I have just bought, and have been playing, the latest (30th anniversary) pressing of this landmark LP from Steely Dan. I have several copies. An early American pressing, one of millions, is perhaps the least attractive (though I did at the time have a British pressing since lost that I recall being better). The first CD release (from the early 80s) wasn't bad, though compared with the remaster from 1999, which is CD demonstration quality and remastering, the earlier version is undeniably flat and lacking life. The remastered CD is preferable in every way even to that American Vinyl pressing. I was able, though, to get a Japanese Vinyl LP pressing, which bettered the CD immeasurably: sweet, detailed, airy and deep. Only my "audiophile" Mobile Fidelity pressing bettered it but that is almost too much of a good thing: sweet and detailed but on side two especially (the female voices on "I got the News") just scraping the limits of record playback and threatening harsh top notes and scraping cymbals. The new release is the best of the lot. All the sweetness and detail of the Mobile Fidelity without the excess and all the naturalness and consistency of my much loved and not to be forsaken Japanese pressing.

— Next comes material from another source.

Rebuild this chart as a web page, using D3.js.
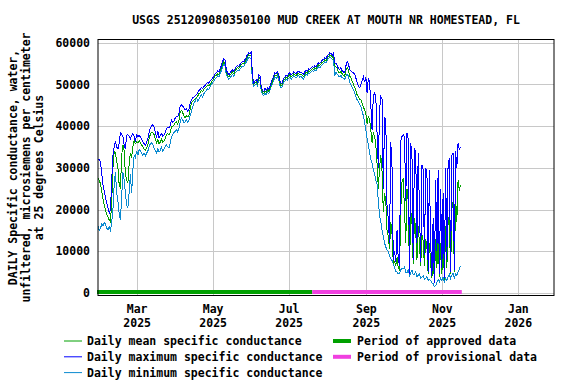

People complain about the production on this, Fagen's controlling obsessiveness, and the cold blooded calculation of intricately balanced overdubs. Becker and Fagen have since expressed--against their own meticulous practices of the 70s and 80s--huge admiration for Ashford and Simpson in the studio, for whom the band just cooks, while they "express themselves," and no one in their right minds would want to be without the Ashford and Simpson catalogue (in whatever format). Fagen coveted their sound. But a point is in danger of going missing. There's no shortage of loosely played blue-eyed, brown-eyed (no-eyed) soul from the late 1970s. Why would we want more. Fagen coveted all kinds of sounds and in his peculiar attempts to reproduce them, thus pursuing his soul/rock/jazz/pop hybrid experiments and hiring the very best of the best to play them, produced something remarkable. There is nothing like Aja (not even Gaucho, but there's nothing like that either--roll on the 30th anniversary of that miracle) and why anybody would want it to be anything other than what it is I simply cannot grasp.
Anyway--this is the closest I believe we mortals have ever been allowed to get to the sound of the legendary 12" master tapes themselves (booming out through those B&W monitors) and there's no excuse to be listening to much else again for a few months. This is truly the day of the incredible expanding man.